But this herd behavior is not necessarily due to peer pressure, as central banks often face related challenges at the same time, and a co-ordinated response can also work better for everyone. In recent years, the Covid pandemic led to a huge shock to the supply side of the global economy, which caused all central banks to ease policy together. By 2022, the inflationary consequences of the pandemic led them to raise rates equally aggressively, once again in unison (with the notable exception of the Bank of Japan).
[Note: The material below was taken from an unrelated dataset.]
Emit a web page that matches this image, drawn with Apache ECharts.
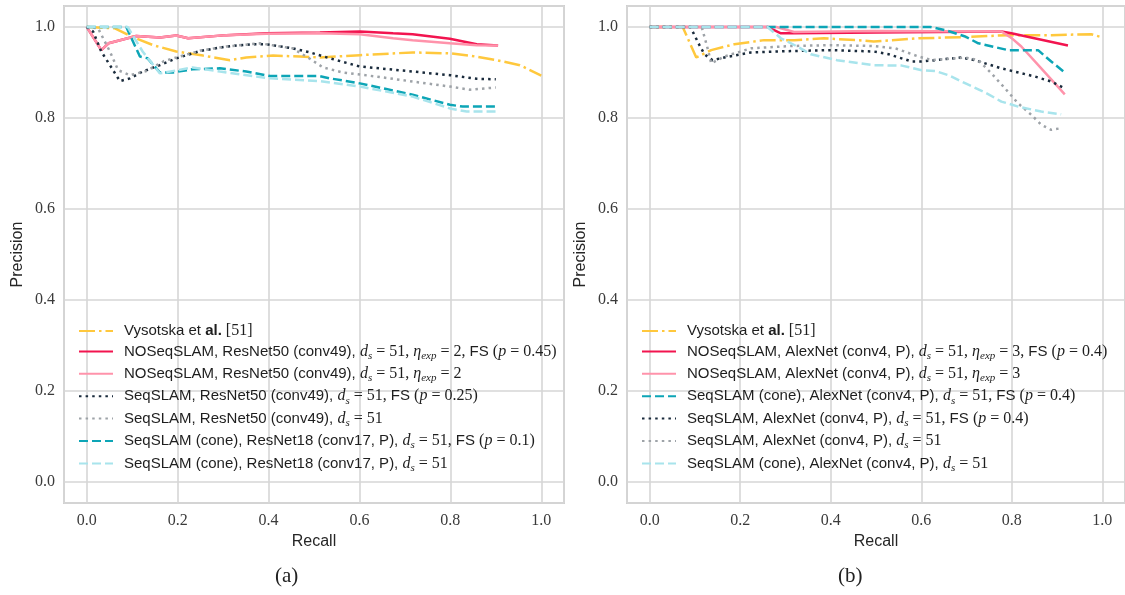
<!DOCTYPE html>
<html>
<head>
<meta charset="utf-8">
<script src="https://cdn.jsdelivr.net/npm/echarts@6/dist/echarts.min.js"></script>
<style>
  html, body { margin: 0; padding: 0; background: #fff; }
  #chart { width: 1125px; height: 595px; }
</style>
</head>
<body>
<div id="chart"></div>
<script>
// ---- data (recall, precision) ----
// (a)
var vysA = [[0,1],[0.062,0.997],[0.098,0.979],[0.146,0.96],[0.197,0.946],[0.256,0.937],[0.315,0.927],[0.351,0.933],[0.41,0.937],[0.469,0.935],[0.513,0.933],[0.601,0.938],[0.717,0.944],[0.799,0.942],[0.843,0.937],[0.902,0.927],[0.953,0.916],[1.0,0.893]]
var noFsA = [[0,1],[0.032,0.949],[0.048,0.964],[0.109,0.98],[0.161,0.977],[0.197,0.981],[0.223,0.975],[0.307,0.982],[0.395,0.986],[0.513,0.988],[0.601,0.99],[0.674,0.986],[0.717,0.984],[0.799,0.974],[0.858,0.962],[0.905,0.959]]
var noA = [[0,1],[0.032,0.949],[0.048,0.964],[0.109,0.98],[0.161,0.977],[0.197,0.981],[0.223,0.975],[0.307,0.982],[0.395,0.985],[0.513,0.986],[0.601,0.984],[0.674,0.975],[0.717,0.971],[0.799,0.964],[0.858,0.96],[0.905,0.959]]
var seqFsA = [[0,1],[0.014,0.99],[0.032,0.946],[0.051,0.916],[0.073,0.881],[0.095,0.887],[0.123,0.902],[0.161,0.916],[0.197,0.931],[0.249,0.947],[0.307,0.957],[0.365,0.962],[0.395,0.962],[0.453,0.953],[0.491,0.944],[0.535,0.931],[0.601,0.913],[0.717,0.902],[0.799,0.894],[0.858,0.886],[0.9,0.885]]
var seqA = [[0,1],[0.025,0.997],[0.051,0.946],[0.069,0.905],[0.095,0.894],[0.131,0.903],[0.17,0.925],[0.25,0.948],[0.307,0.957],[0.381,0.964],[0.453,0.953],[0.491,0.93],[0.52,0.911],[0.563,0.9],[0.637,0.891],[0.717,0.88],[0.799,0.869],[0.843,0.862],[0.9,0.867]]
var coneFsA = [[0,1],[0.087,1],[0.117,0.935],[0.134,0.931],[0.161,0.9],[0.19,0.9],[0.233,0.907],[0.293,0.909],[0.351,0.902],[0.403,0.892],[0.513,0.892],[0.535,0.887],[0.601,0.876],[0.717,0.851],[0.799,0.829],[0.827,0.825],[0.9,0.825]]
var coneA = [[0,1],[0.09,1],[0.123,0.946],[0.161,0.898],[0.233,0.911],[0.293,0.902],[0.403,0.887],[0.513,0.881],[0.601,0.869],[0.717,0.847],[0.799,0.821],[0.836,0.814],[0.9,0.814]]
// (b)
var vysB = [[0,1],[0.073,1],[0.103,0.933],[0.136,0.949],[0.187,0.962],[0.253,0.971],[0.32,0.971],[0.385,0.975],[0.458,0.971],[0.495,0.968],[0.594,0.975],[0.704,0.978],[0.792,0.982],[0.887,0.982],[0.975,0.984],[1.0,0.977]]
var noFsB = [[0,1],[0.26,1],[0.29,0.986],[0.319,0.986],[0.5,0.988],[0.777,0.99],[0.799,0.986],[0.924,0.959]]
var noB = [[0,1],[0.28,1],[0.319,0.989],[0.495,0.991],[0.777,0.99],[0.799,0.976],[0.821,0.957],[0.865,0.909],[0.917,0.852]]
var coneFsB = [[0,1],[0.62,1],[0.653,0.993],[0.697,0.979],[0.726,0.964],[0.792,0.949],[0.858,0.949],[0.887,0.924],[0.917,0.9]]
var seqFsB = [[0,1],[0.09,1],[0.11,0.96],[0.121,0.94],[0.139,0.927],[0.165,0.933],[0.224,0.944],[0.312,0.947],[0.4,0.949],[0.495,0.946],[0.528,0.94],[0.579,0.924],[0.601,0.924],[0.689,0.933],[0.718,0.927],[0.777,0.909],[0.851,0.891],[0.887,0.88],[0.913,0.867]]
var seqB = [[0,1],[0.115,1],[0.128,0.953],[0.136,0.92],[0.165,0.935],[0.224,0.953],[0.312,0.958],[0.4,0.96],[0.495,0.958],[0.543,0.953],[0.594,0.935],[0.623,0.927],[0.697,0.933],[0.726,0.927],[0.755,0.898],[0.785,0.865],[0.814,0.832],[0.843,0.807],[0.865,0.785],[0.887,0.774],[0.906,0.777]]
var coneB = [[0,1],[0.26,1],[0.29,0.975],[0.326,0.957],[0.356,0.94],[0.414,0.927],[0.495,0.916],[0.557,0.915],[0.601,0.905],[0.631,0.903],[0.66,0.894],[0.704,0.873],[0.741,0.856],[0.777,0.836],[0.814,0.825],[0.865,0.814],[0.909,0.808]]

var panelLabels = ['(a)', '(b)']

// legend texts, LaTeX bits as rich fragments
var legendRich = {
  'Vysotska et al. [51]': '{f|Vysotska et }{b|al.}{n| [51]}',
  'NOSeqSLAM, ResNet50 (conv49), FS': '{f|NOSeqSLAM, ResNet50 (conv49), }{m|d}{s|s}{n| = 51, }{m|η}{s|exp}{n| = 2, }{t|FS }{n|(}{m|p}{n| = 0.45)}',
  'NOSeqSLAM, ResNet50 (conv49)': '{f|NOSeqSLAM, ResNet50 (conv49), }{m|d}{s|s}{n| = 51, }{m|η}{s|exp}{n| = 2}',
  'SeqSLAM, ResNet50 (conv49), FS': '{f|SeqSLAM, ResNet50 (conv49), }{m|d}{s|s}{n| = 51, }{t|FS }{n|(}{m|p}{n| = 0.25)}',
  'SeqSLAM, ResNet50 (conv49)': '{f|SeqSLAM, ResNet50 (conv49), }{m|d}{s|s}{n| = 51}',
  'SeqSLAM (cone), ResNet18 (conv17, P), FS': '{f|SeqSLAM (cone), ResNet18 (conv17, P), }{m|d}{s|s}{n| = 51, }{t|FS }{n|(}{m|p}{n| = 0.1)}',
  'SeqSLAM (cone), ResNet18 (conv17, P)': '{f|SeqSLAM (cone), ResNet18 (conv17, P), }{m|d}{s|s}{n| = 51}',
  'NOSeqSLAM, AlexNet (conv4, P), FS': '{f|NOSeqSLAM, AlexNet (conv4, P), }{m|d}{s|s}{n| = 51, }{m|η}{s|exp}{n| = 3, }{t|FS }{n|(}{m|p}{n| = 0.4)}',
  'NOSeqSLAM, AlexNet (conv4, P)': '{f|NOSeqSLAM, AlexNet (conv4, P), }{m|d}{s|s}{n| = 51, }{m|η}{s|exp}{n| = 3}',
  'SeqSLAM (cone), AlexNet (conv4, P), FS': '{f|SeqSLAM (cone), AlexNet (conv4, P), }{m|d}{s|s}{n| = 51, }{t|FS }{n|(}{m|p}{n| = 0.4)}',
  'SeqSLAM, AlexNet (conv4, P), FS': '{f|SeqSLAM, AlexNet (conv4, P), }{m|d}{s|s}{n| = 51, }{t|FS }{n|(}{m|p}{n| = 0.4)}',
  'SeqSLAM, AlexNet (conv4, P)': '{f|SeqSLAM, AlexNet (conv4, P), }{m|d}{s|s}{n| = 51}',
  'SeqSLAM (cone), AlexNet (conv4, P)': '{f|SeqSLAM (cone), AlexNet (conv4, P), }{m|d}{s|s}{n| = 51}'
}

var C = {
  yellow: '#FFC83D', red: '#F2144F', pink: '#FF93AB', navy: '#1A2B3C',
  gray: '#9EA3A8', teal: '#0DA5B6', cyan: '#A8E4EC'
}
var LW = 2.5
var DASH = [9, 4], DOT = [2.5, 4.1], DASHDOT = [16, 4, 2.5, 4]

function line(name, data, color, type, idx) {
  return {
    name: name, type: 'line', data: data, xAxisIndex: idx, yAxisIndex: idx,
    symbol: 'none', showSymbol: false, smooth: false, animation: false,
    lineStyle: { color: color, width: LW, type: type },
    itemStyle: { color: color }
  }
}

var seriesA = [
  line('Vysotska et al. [51]', vysA, C.yellow, DASHDOT, 0),
  line('NOSeqSLAM, ResNet50 (conv49), FS', noFsA, C.red, 'solid', 0),
  line('NOSeqSLAM, ResNet50 (conv49)', noA, C.pink, 'solid', 0),
  line('SeqSLAM, ResNet50 (conv49), FS', seqFsA, C.navy, DOT, 0),
  line('SeqSLAM, ResNet50 (conv49)', seqA, C.gray, DOT, 0),
  line('SeqSLAM (cone), ResNet18 (conv17, P), FS', coneFsA, C.teal, DASH, 0),
  line('SeqSLAM (cone), ResNet18 (conv17, P)', coneA, C.cyan, DASH, 0)
]
var seriesB = [
  line('Vysotska et al. [51]', vysB, C.yellow, DASHDOT, 1),
  line('NOSeqSLAM, AlexNet (conv4, P), FS', noFsB, C.red, 'solid', 1),
  line('NOSeqSLAM, AlexNet (conv4, P)', noB, C.pink, 'solid', 1),
  line('SeqSLAM (cone), AlexNet (conv4, P), FS', coneFsB, C.teal, DASH, 1),
  line('SeqSLAM, AlexNet (conv4, P), FS', seqFsB, C.navy, DOT, 1),
  line('SeqSLAM, AlexNet (conv4, P)', seqB, C.gray, DOT, 1),
  line('SeqSLAM (cone), AlexNet (conv4, P)', coneB, C.cyan, DASH, 1)
]

var SANS = '"Liberation Sans", "DejaVu Sans", sans-serif'
var SERIF = '"Liberation Serif", "DejaVu Serif", serif'
var rich = {
  f: { fontFamily: SANS, fontSize: 15, color: '#1e1e1e', lineHeight: 20, padding: [0, 0, 0, 6] },
  t: { fontFamily: SANS, fontSize: 15, color: '#1e1e1e', lineHeight: 20 },
  b: { fontFamily: SANS, fontSize: 15, color: '#1e1e1e', lineHeight: 20, fontWeight: 'bold' },
  m: { fontFamily: SERIF, fontSize: 16, color: '#1e1e1e', lineHeight: 20, fontStyle: 'italic' },
  n: { fontFamily: SERIF, fontSize: 16, color: '#1e1e1e', lineHeight: 20 },
  s: { fontFamily: SERIF, fontSize: 11, color: '#1e1e1e', lineHeight: 20, fontStyle: 'italic', verticalAlign: 'bottom' }
}

function legendFor(list, left) {
  return {
    orient: 'vertical', left: left, top: 323, padding: 0,
    itemWidth: 34, itemHeight: 14, itemGap: 4.4,
    data: list.map(function (s) { return s.name }),
    formatter: function (name) { return legendRich[name] },
    textStyle: { rich: rich, color: '#1e1e1e' },
    itemStyle: { opacity: 0, borderWidth: 0 },
    selectedMode: false
  }
}

function xAx(idx) {
  return {
    gridIndex: idx, type: 'value', min: -0.05, max: 1.05,
    name: 'Recall', nameLocation: 'middle', nameGap: 30,
    nameTextStyle: { fontFamily: SANS, fontSize: 16, color: '#262626' },
    axisLine: { show: false }, axisTick: { show: false },
    axisLabel: {
      margin: 10, showMinLabel: false, showMaxLabel: false,
      fontFamily: SERIF, fontSize: 16, color: '#3a3a3a',
      formatter: function (v) { return v.toFixed(1) }
    },
    splitLine: { show: true, lineStyle: { color: '#d6d6d6', width: 1.6 } }
  }
}
function yAx(idx) {
  return {
    gridIndex: idx, type: 'value', min: -0.046, max: 1.046,
    name: 'Precision', nameLocation: 'middle', nameGap: 38, nameRotate: 90,
    nameTextStyle: { fontFamily: SANS, fontSize: 16, color: '#262626' },
    axisLine: { show: false }, axisTick: { show: false },
    axisLabel: {
      margin: 9, showMinLabel: false, showMaxLabel: false,
      fontFamily: SERIF, fontSize: 16, color: '#3a3a3a',
      formatter: function (v) { return v.toFixed(1) }
    },
    splitLine: { show: true, lineStyle: { color: '#d6d6d6', width: 1.6 } }
  }
}

var chart = echarts.init(document.getElementById('chart'))
chart.setOption({
  backgroundColor: '#fff',
  animation: false,
  grid: [
    { left: 64, top: 6, width: 500, height: 497, show: true, borderColor: '#cfcfcf', borderWidth: 2, backgroundColor: 'transparent' },
    { left: 627, top: 6, width: 500, height: 497, show: true, borderColor: '#cfcfcf', borderWidth: 2, backgroundColor: 'transparent' }
  ],
  xAxis: [xAx(0), xAx(1)],
  yAxis: [yAx(0), yAx(1)],
  legend: [legendFor(seriesA, 78), legendFor(seriesB, 641)],
  graphic: [
    { type: 'text', left: 275, top: 566, style: { text: panelLabels[0], font: '21px ' + SERIF, fill: '#222' } },
    { type: 'text', left: 838, top: 566, style: { text: panelLabels[1], font: '21px ' + SERIF, fill: '#222' } }
  ],
  series: seriesA.concat(seriesB)
})
</script>
</body>
</html>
Now, as we approach the end of 2024, the fashion is in favor of cutting rates. However, the expected pace and extent of this easing varies considerably from bank to bank. The U.S. Federal Reserve (the Fed), for example, started cutting later than other central banks in September—after the European Central Bank (ECB), Bank of England (BoE), Bank of Canada and Reserve Bank of New Zealand (RBNZ)—but then cut by 50 basis points (bps), more than the other central banks and more than most economists originally forecast. The increased dovishness means the market is now pricing a total of nearly 250bps of rate cuts by the end of 2025 from the Fed, 150bps more than was priced six months’ ago.
While some central banks are expected to ease by a similar amount (i.e., the Bank of Canada, RBNZ and Sweden’s Riksbank), many are priced to do significantly less: Only around 100bps from the Reserve Bank of Australia and Swiss National Bank, 175bps from the BoE and Norges Bank, and the Bank of Japan is priced to raise rates 50bps. In comparison to six months’ ago, when nearly all banks were priced to cut between 50 and 100bps, the market is now expecting a far wider range of central bank policy outcomes in addition to more aggressive easing.
In most cases there are good, fundamental reasons for the divergence in expectations. U.S. inflation is slowing in an orderly manner and the labor market data have turned clearly weaker, meaning the Fed is now more focused on the growth side of its mandate than curbing inflation. By contrast, European core inflation remains stubbornly high, restricting the pace at which the BoE and ECB can ease policy, even if growth looks worse. The RBA is also dealing with still elevated Australian inflation and, having not raised rates by as much in this cycle, needs to cut by less going forward. By contrast, the RBNZ raised rates as high as the Fed hiked (to 5.5%) and now must deal with a very weak economy, so is expected to ease more aggressively. And the BoJ remains out of sync with the others: Inflation increased later in Japan than in other economies, and only back to the central bank’s target after decades of deflation; so the challenge is to normalize policy while keeping inflation higher than it has been.
The variation provides opportunities and challenges to our fixed income portfolios, in particular cross-market rate differentials and currencies. We feel that the easing being priced for the Fed is demanding, especially if the U.S. economy remains as robust as we expect it to. We see better value in other government bond markets (New Zealand and Canada) than U.S. Treasuries, where growth is worse or the central bank more dovish. Lower U.S. interest rates also support a weaker U.S. dollar, which creates an environment that has historically been supportive for emerging markets. We also expect to see more currency strength from central banks which lag in cutting interest rates.